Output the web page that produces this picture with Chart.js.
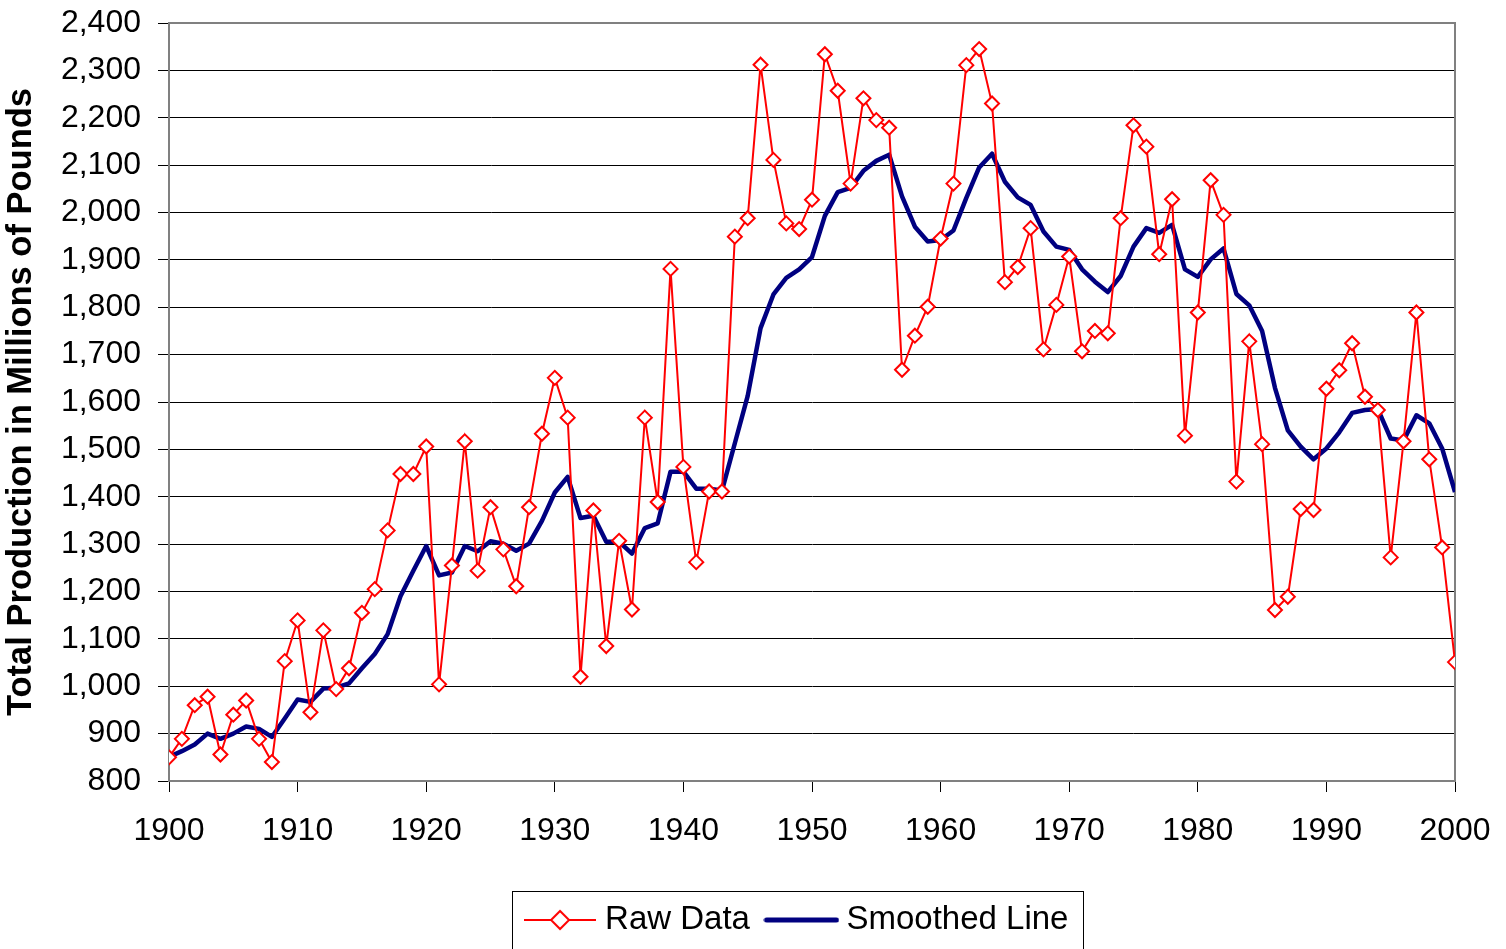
<!DOCTYPE html>
<html>
<head>
<meta charset="utf-8">
<script src="https://cdn.jsdelivr.net/npm/chart.js@4.4.1/dist/chart.umd.min.js"></script>
<style>
html,body{margin:0;padding:0;background:#fff;}
canvas{display:block;}
</style>
</head>
<body>
<canvas id="c" width="1506" height="949"></canvas>
<script>
// ---- data ----
const years = [];
for (let y = 1900; y <= 2000; y++) years.push(y);

const rawData = [
  850, 889, 960, 978, 856, 940, 970, 889, 840, 1053,
  1139, 945, 1118, 994, 1038, 1155, 1205, 1329, 1448, 1448,
  1506, 1004, 1255, 1517, 1244, 1378, 1289, 1211, 1378, 1533,
  1651, 1567, 1020, 1371, 1085, 1307, 1162, 1567, 1389, 1881,
  1463, 1262, 1411, 1411, 1949, 1988, 2312, 2111, 1977, 1965,
  2027, 2334, 2257, 2061, 2241, 2195, 2179, 1668, 1740, 1801,
  1945, 2061, 2311, 2345, 2230, 1853, 1885, 1967, 1711, 1805,
  1907, 1707, 1750, 1745, 1988, 2184, 2139, 1912, 2028, 1529,
  1789, 2068, 1995, 1432, 1728, 1511, 1161, 1189, 1374, 1372,
  1628, 1667, 1724, 1611, 1583, 1272, 1517, 1789, 1479, 1293,
  1051
];

const smoothedData = [
  851, 863, 877, 900, 889, 900, 915, 910, 893, 932,
  972, 967, 995, 997, 1006, 1038, 1068, 1110, 1190, 1244,
  1296, 1234, 1240, 1296, 1285, 1306, 1301, 1286, 1301, 1349,
  1409, 1442, 1355, 1360, 1305, 1305, 1280, 1334, 1344, 1453,
  1453, 1417, 1417, 1413, 1513, 1613, 1756, 1827, 1862, 1880,
  1906, 1993, 2043, 2052, 2088, 2109, 2122, 2034, 1970, 1939,
  1942, 1962, 2031, 2095, 2124, 2065, 2032, 2016, 1960, 1928,
  1921, 1880, 1854, 1832, 1866, 1928, 1967, 1957, 1974, 1880,
  1864, 1901, 1924, 1828, 1804, 1750, 1630, 1540, 1506, 1479,
  1502, 1536, 1577, 1583, 1585, 1523, 1519, 1572, 1555, 1502,
  1410
];

const seriesNames = ['Raw Data', 'Smoothed Line'];
const yAxisTitle = 'Total Production in Millions of Pounds';
const yMin = 800, yMax = 2400, yStep = 100;
const xMin = 1900, xMax = 2000, xStep = 10;

// ---- legend icons ----
function makeIcon(w, h, draw) {
  const c = document.createElement('canvas');
  c.width = w; c.height = h;
  draw(c.getContext('2d'));
  return c;
}
const rawIcon = makeIcon(72, 22, ctx => {
  ctx.strokeStyle = '#ff0000';
  ctx.lineWidth = 2;
  ctx.beginPath(); ctx.moveTo(0, 11); ctx.lineTo(72, 11); ctx.stroke();
  ctx.beginPath();
  ctx.moveTo(27, 11); ctx.lineTo(36, 2); ctx.lineTo(45, 11); ctx.lineTo(36, 20); ctx.closePath();
  ctx.fillStyle = '#ffffff'; ctx.fill(); ctx.stroke();
});
const smoothIcon = makeIcon(76, 10, ctx => {
  ctx.strokeStyle = '#000080';
  ctx.lineWidth = 5;
  ctx.lineCap = 'round';
  ctx.beginPath(); ctx.moveTo(3, 5); ctx.lineTo(73, 5); ctx.stroke();
});

const framePlugin = {
  id: 'frame',
  beforeDatasetsDraw(chart) {
    const {ctx, chartArea: a} = chart;
    ctx.save();
    ctx.strokeStyle = '#808080';
    ctx.lineWidth = 2;
    ctx.strokeRect(a.left, a.top, a.right - a.left, a.bottom - a.top);
    ctx.restore();
  },
  afterUpdate(chart) {
    const lg = chart.legend;
    if (!lg) return;
    lg.left = 500; lg.right = 1100; lg.width = 600;
    lg.top = 880.5; lg.bottom = 949; lg.height = 949 - 880.5;
  },
  afterDraw(chart) {
    const ctx = chart.ctx;
    ctx.save();
    ctx.strokeStyle = '#000';
    ctx.lineWidth = 1;
    ctx.strokeRect(512.5, 891.5, 571, 80);
    ctx.restore();
  }
};

function noPad(s) {
  s.paddingTop = 0; s.paddingBottom = 0; s.paddingLeft = 0; s.paddingRight = 0;
}

Chart.defaults.font.family = '"Liberation Sans", Arial, sans-serif';
Chart.defaults.color = '#000';

new Chart(document.getElementById('c'), {
  type: 'line',
  data: {
    datasets: [
      {
        label: seriesNames[0],
        data: years.map((y, i) => ({x: y, y: rawData[i]})),
        borderColor: '#ff0000',
        borderWidth: 2,
        pointStyle: 'rectRot',
        pointRadius: 7,
        pointBorderWidth: 2,
        pointBorderColor: '#ff0000',
        pointBackgroundColor: '#ffffff',
        tension: 0,
        fill: false
      },
      {
        label: seriesNames[1],
        data: years.map((y, i) => ({x: y, y: smoothedData[i]})),
        borderColor: '#000080',
        borderWidth: 4.5,
        pointRadius: 0,
        tension: 0,
        fill: false,
        borderJoinStyle: 'round'
      }
    ]
  },
  options: {
    responsive: false,
    devicePixelRatio: 1,
    animation: false,
    events: [],
    layout: {padding: {top: 23, right: 51, left: 0, bottom: 0}},
    scales: {
      x: {
        type: 'linear',
        min: xMin, max: xMax,
        afterFit(s) { s.height = 102; noPad(s); },
        ticks: {
          stepSize: xStep,
          font: {size: 32},
          color: '#000',
          padding: 20,
          maxRotation: 0,
          callback: v => String(v)
        },
        grid: {drawOnChartArea: false, tickLength: 11, tickColor: '#000', tickWidth: 1},
        border: {color: '#808080', width: 2}
      },
      y: {
        min: yMin, max: yMax,
        afterFit(s) { s.width = 169; noPad(s); },
        ticks: {
          stepSize: yStep,
          font: {size: 32},
          color: '#000',
          padding: 17,
          callback: v => Number(v).toLocaleString('en-US')
        },
        grid: {color: '#000', lineWidth: 1, tickLength: 11, tickColor: '#000'},
        border: {color: '#808080', width: 2},
        title: {
          display: true,
          text: yAxisTitle,
          font: {size: 34.5, weight: 'bold'},
          color: '#000',
          padding: {top: 1, bottom: 0}
        }
      }
    },
    plugins: {
      tooltip: {enabled: false},
      legend: {
        position: 'bottom',
        labels: {
          usePointStyle: true,
          pointStyleWidth: 57,
          padding: 23,
          font: {size: 33},
          color: '#000',
          generateLabels(chart) {
            const items = Chart.defaults.plugins.legend.labels.generateLabels(chart);
            if (items[0]) items[0].pointStyle = rawIcon;
            if (items[1]) items[1].pointStyle = smoothIcon;
            return items;
          }
        }
      }
    }
  },
  plugins: [framePlugin]
});
</script>
</body>
</html>
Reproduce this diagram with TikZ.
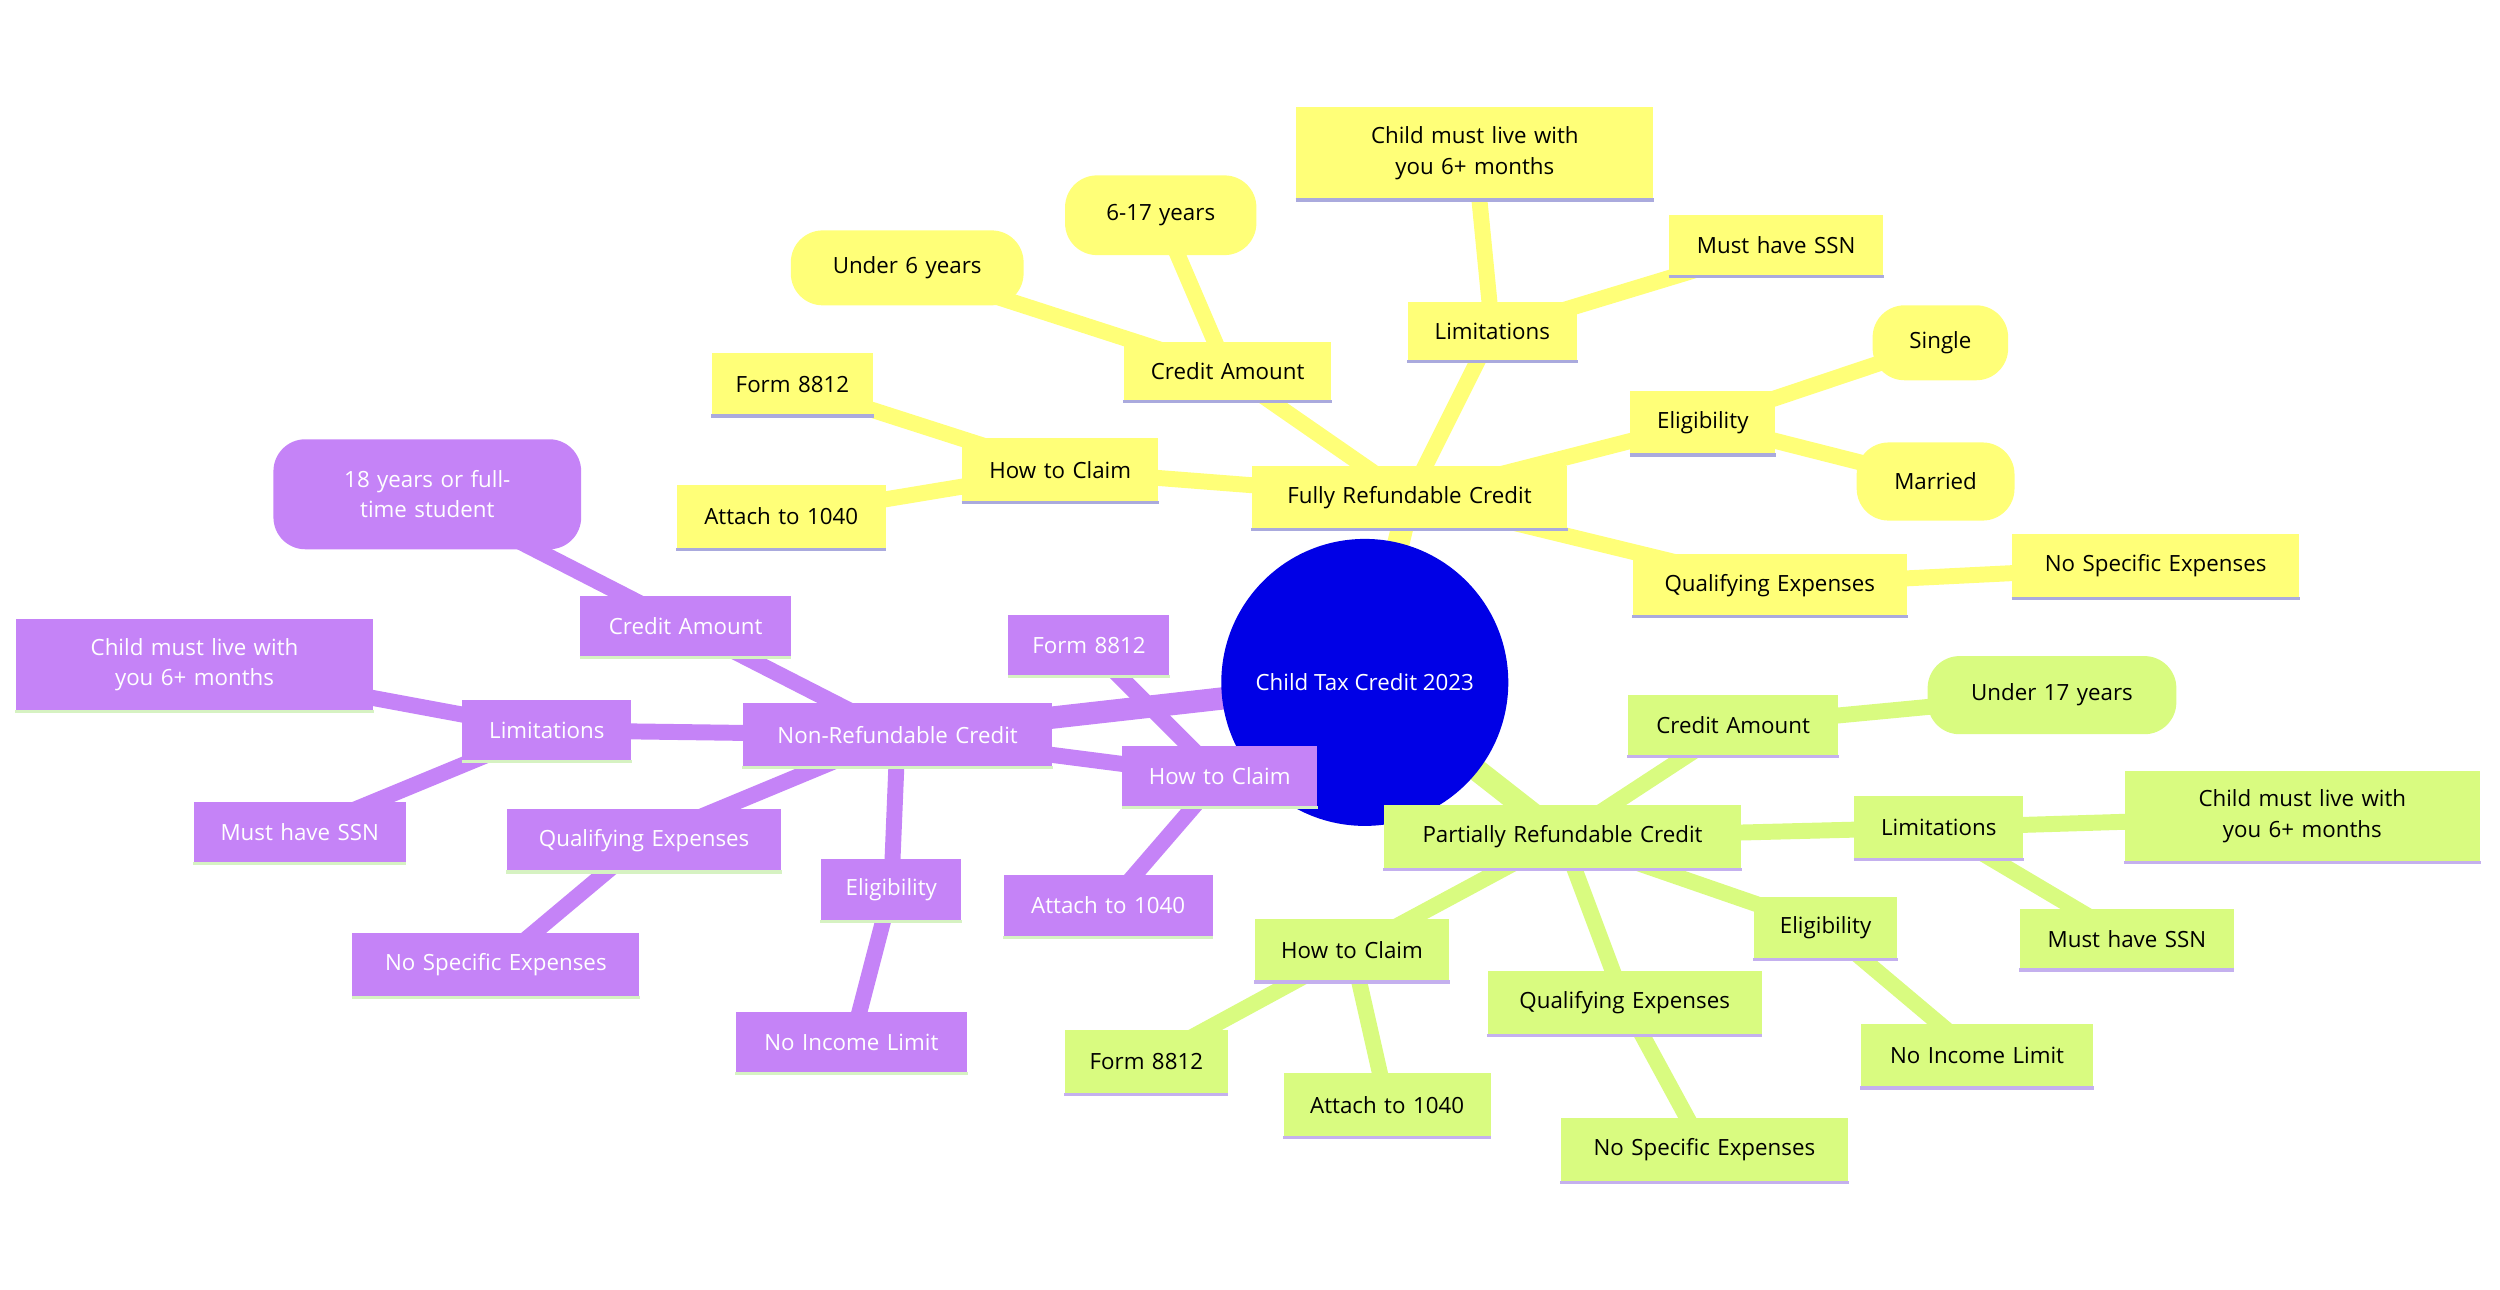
\documentclass[tikz,border=0pt]{standalone}
\usepackage{fontspec}
\setmainfont{Open Sans}
\usetikzlibrary{backgrounds}
\definecolor{yf}{HTML}{FFFF78}
\definecolor{yl}{HTML}{AAAADD}
\definecolor{gf}{HTML}{D9FB80}
\definecolor{gl}{HTML}{C4B0EE}
\definecolor{pf}{HTML}{C583F7}
\definecolor{pl}{HTML}{D6F2C2}
\definecolor{rootc}{HTML}{0000E6}
\tikzset{
 base/.style={inner sep=1pt,align=center,font=\fontsize{7}{9.5}\selectfont},
 Y/.style={base,fill=yf,text=black},
 G/.style={base,fill=gf,text=black},
 P/.style={base,fill=pf,text=white},
 Yr/.style={Y,rounded corners=10pt},
 Gr/.style={G,rounded corners=10pt},
 Pr/.style={P,rounded corners=10pt},
 Ye/.style={draw=yf,line width=5pt},
 Ge/.style={draw=gf,line width=5pt},
 Pe/.style={draw=pf,line width=5pt},
 Yb/.style={draw=yl,line width=1pt},
 Gb/.style={draw=gl,line width=1pt},
 Pb/.style={draw=pl,line width=1pt},
}
% name, cx, cy, w, h, style, text
\newcommand\bx[7]{\node[#6,minimum width=#4*0.5pt,minimum height=#5*0.5pt,text width=#4*0.5pt-6pt] (#1) at (#2,#3) {#7};}
\newcommand\bxl[8]{\bx{#1}{#2}{#3}{#4}{#5}{#6}{#8}\draw[#7] (#1.south west)--(#1.south east);}
\begin{document}
\begin{tikzpicture}[x=0.5pt,y=-0.5pt]
\useasboundingbox (0,0) rectangle (1568,809);
\node[circle,fill=rootc,text=white,minimum size=90pt,inner sep=0pt,font=\fontsize{7}{9.5}\selectfont] (root) at (856,428) {Child Tax Credit 2023};
% yellow
\bxl{yF}{884}{312}{198}{39}{Y}{Yb}{Fully Refundable Credit}
\bxl{yCA}{770}{233}{130}{37}{Y}{Yb}{Credit Amount}
\bx{yU6}{569}{168}{146}{47}{Yr}{Under 6 years}
\bx{y617}{728}{135}{120}{50}{Yr}{6-17 years}
\bxl{yL}{936}{208}{106}{37}{Y}{Yb}{Limitations}
\bxl{yLC}{925}{96}{224}{58}{Y}{Yb}{Child must live with you 6+ months}
\bxl{yLS}{1114}{154}{134}{38}{Y}{Yb}{Must have SSN}
\bxl{yE}{1068}{265}{91}{40}{Y}{Yb}{Eligibility}
\bx{yES}{1217}{215}{85}{47}{Yr}{Single}
\bx{yEM}{1214}{302}{99}{49}{Yr}{Married}
\bxl{yQ}{1110}{367}{172}{39}{Y}{Yb}{Qualifying Expenses}
\bxl{yQN}{1352}{355}{180}{40}{Y}{Yb}{No Specific Expenses}
\bxl{yH}{665}{295}{123}{40}{Y}{Yb}{How to Claim}
\bxl{yHF}{497}{241}{101}{39}{Y}{Yb}{Form 8812}
\bxl{yHA}{490}{324}{131}{40}{Y}{Yb}{Attach to 1040}
% green
\bxl{gP}{980}{525}{224}{40}{G}{Gb}{Partially Refundable Credit}
\bxl{gCA}{1087}{455}{132}{38}{G}{Gb}{Credit Amount}
\bx{gU}{1287}{436}{156}{49}{Gr}{Under 17 years}
\bxl{gL}{1216}{519}{106}{39}{G}{Gb}{Limitations}
\bxl{gLC}{1444}{512}{223}{57}{G}{Gb}{Child must live with you 6+ months}
\bxl{gLS}{1334}{589}{134}{38}{G}{Gb}{Must have SSN}
\bxl{gE}{1145}{582}{90}{39}{G}{Gb}{Eligibility}
\bxl{gEN}{1240}{662}{146}{40}{G}{Gb}{No Income Limit}
\bxl{gQ}{1019}{629}{172}{40}{G}{Gb}{Qualifying Expenses}
\bxl{gQN}{1069}{721}{180}{40}{G}{Gb}{No Specific Expenses}
\bxl{gH}{848}{596}{122}{39}{G}{Gb}{How to Claim}
\bxl{gHF}{719}{666}{102}{40}{G}{Gb}{Form 8812}
\bxl{gHA}{870}{693}{130}{40}{G}{Gb}{Attach to 1040}
% purple
\bxl{pN}{563}{461}{194}{40}{P}{Pb}{Non-Refundable Credit}
\bxl{pCA}{430}{393}{132}{38}{P}{Pb}{Credit Amount}
\bx{pC18}{268}{310}{193}{69}{Pr}{18 years or full-time student}
\bxl{pL}{343}{458}{106}{38}{P}{Pb}{Limitations}
\bxl{pLC}{122}{417}{224}{58}{P}{Pb}{Child must live with you 6+ months}
\bxl{pLS}{188}{522}{133}{38}{P}{Pb}{Must have SSN}
\bxl{pQ}{404}{527}{172}{39}{P}{Pb}{Qualifying Expenses}
\bxl{pQN}{311}{605}{180}{40}{P}{Pb}{No Specific Expenses}
\bxl{pE}{559}{558}{88}{39}{P}{Pb}{Eligibility}
\bxl{pEN}{534}{654}{145}{38}{P}{Pb}{No Income Limit}
\bxl{pH}{765}{487}{122}{38}{P}{Pb}{How to Claim}
\bxl{pHF}{683}{405}{101}{38}{P}{Pb}{Form 8812}
\bxl{pHA}{695}{568}{131}{39}{P}{Pb}{Attach to 1040}
\begin{scope}[on background layer]
\draw[Ye,line width=7pt] (root.center)--(yF.center);
\foreach \a/\b in {yF/yCA,yCA/yU6,yCA/y617,yF/yL,yL/yLC,yL/yLS,yF/yE,yE/yES,yE/yEM,yF/yQ,yQ/yQN,yF/yH,yH/yHF,yH/yHA}
  \draw[Ye] (\a.center)--(\b.center);
\draw[Ge,line width=7pt] (root.center)--(gP.center);
\foreach \a/\b in {gP/gCA,gCA/gU,gP/gL,gL/gLC,gL/gLS,gP/gE,gE/gEN,gP/gQ,gQ/gQN,gP/gH,gH/gHF,gH/gHA}
  \draw[Ge] (\a.center)--(\b.center);
\draw[Pe,line width=7pt] (root.center)--(pN.center);
\foreach \a/\b in {pN/pCA,pCA/pC18,pN/pL,pL/pLC,pL/pLS,pN/pQ,pQ/pQN,pN/pE,pE/pEN,pN/pH,pH/pHF,pH/pHA}
  \draw[Pe] (\a.center)--(\b.center);
\end{scope}
\end{tikzpicture}
\end{document}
•••
AIM OF THE EXERCISE: Reproduce only the lines from the beginning of the data through the line that contains "const xMin = 1900, xMax = 2000, xStep = 10;", both included, and please drop the pictures.

FINAL RESULT:
Output the web page that produces this picture with Chart.js.
<!DOCTYPE html>
<html>
<head>
<meta charset="utf-8">
<script src="https://cdn.jsdelivr.net/npm/chart.js@4.4.1/dist/chart.umd.min.js"></script>
<style>
html,body{margin:0;padding:0;background:#fff;}
canvas{display:block;}
</style>
</head>
<body>
<canvas id="c" width="1506" height="949"></canvas>
<script>
// ---- data ----
const years = [];
for (let y = 1900; y <= 2000; y++) years.push(y);

const rawData = [
  850, 889, 960, 978, 856, 940, 970, 889, 840, 1053,
  1139, 945, 1118, 994, 1038, 1155, 1205, 1329, 1448, 1448,
  1506, 1004, 1255, 1517, 1244, 1378, 1289, 1211, 1378, 1533,
  1651, 1567, 1020, 1371, 1085, 1307, 1162, 1567, 1389, 1881,
  1463, 1262, 1411, 1411, 1949, 1988, 2312, 2111, 1977, 1965,
  2027, 2334, 2257, 2061, 2241, 2195, 2179, 1668, 1740, 1801,
  1945, 2061, 2311, 2345, 2230, 1853, 1885, 1967, 1711, 1805,
  1907, 1707, 1750, 1745, 1988, 2184, 2139, 1912, 2028, 1529,
  1789, 2068, 1995, 1432, 1728, 1511, 1161, 1189, 1374, 1372,
  1628, 1667, 1724, 1611, 1583, 1272, 1517, 1789, 1479, 1293,
  1051
];

const smoothedData = [
  851, 863, 877, 900, 889, 900, 915, 910, 893, 932,
  972, 967, 995, 997, 1006, 1038, 1068, 1110, 1190, 1244,
  1296, 1234, 1240, 1296, 1285, 1306, 1301, 1286, 1301, 1349,
  1409, 1442, 1355, 1360, 1305, 1305, 1280, 1334, 1344, 1453,
  1453, 1417, 1417, 1413, 1513, 1613, 1756, 1827, 1862, 1880,
  1906, 1993, 2043, 2052, 2088, 2109, 2122, 2034, 1970, 1939,
  1942, 1962, 2031, 2095, 2124, 2065, 2032, 2016, 1960, 1928,
  1921, 1880, 1854, 1832, 1866, 1928, 1967, 1957, 1974, 1880,
  1864, 1901, 1924, 1828, 1804, 1750, 1630, 1540, 1506, 1479,
  1502, 1536, 1577, 1583, 1585, 1523, 1519, 1572, 1555, 1502,
  1410
];

const seriesNames = ['Raw Data', 'Smoothed Line'];
const yAxisTitle = 'Total Production in Millions of Pounds';
const yMin = 800, yMax = 2400, yStep = 100;
const xMin = 1900, xMax = 2000, xStep = 10;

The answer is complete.